Not everything is sweetness and light, however. Early experiements in FMC were half-baked. They’ve not quite worked out how best to interact with Internet players, and the seams in products like the BT Yahoo Communicator are all to obvious. The click-to-pay products haven’t really taken off, and without the prepaid wireless market your payment and distribution channels are limited. The amount of mindshare for their platform among IT developers seems small. You don’t detect any buzz among the geek folk. Nobody seems to be thinking: if I build my app on BT’s 21CN, and learn about their APIs, my career will be more secure and my business more profitable. “Build it and they will come” isn’t good enough. BT’s still being slow in opening up their business and technology platforms.
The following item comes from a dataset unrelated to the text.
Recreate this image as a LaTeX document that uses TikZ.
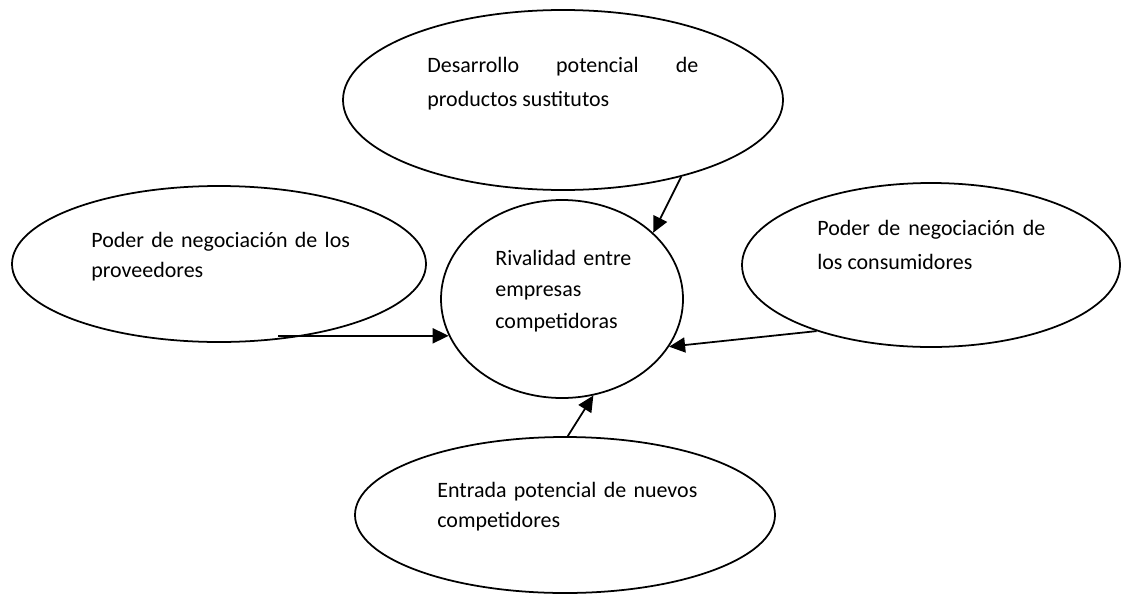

This will become more of an issue as the broadband boom slows, and unbundling plus price wars takes some of the easy money off the table.

They’ve got a lot of focus on sweating the copper assets. You have to wonder if they’ll manage the ultimately inevitible move to fibre, particularly if it demands a different asset ownership model than the traditional telco networks. The conundrum is that everyone wants to own some kind of monopoly or differentiated distribution asset. Yet any measure of success in such a capital-intensive business invites regulatory confiscation of those profits, or requires you to win spectrum auctions designed to transfer the profit base to the government before you even start. Networks are almost liabilities, not assets; deploying, servicing and operating them is where the money is. Just like with the roads, nobody makes a profit from the road itself but being a road builder, whilst hard work, can be a lucrative occupation.

Despite these snags, BT remains one of the ones to watch and learn from. They’ve certainly bought themselves a lot of time to consider the economic problems of transport of information goods.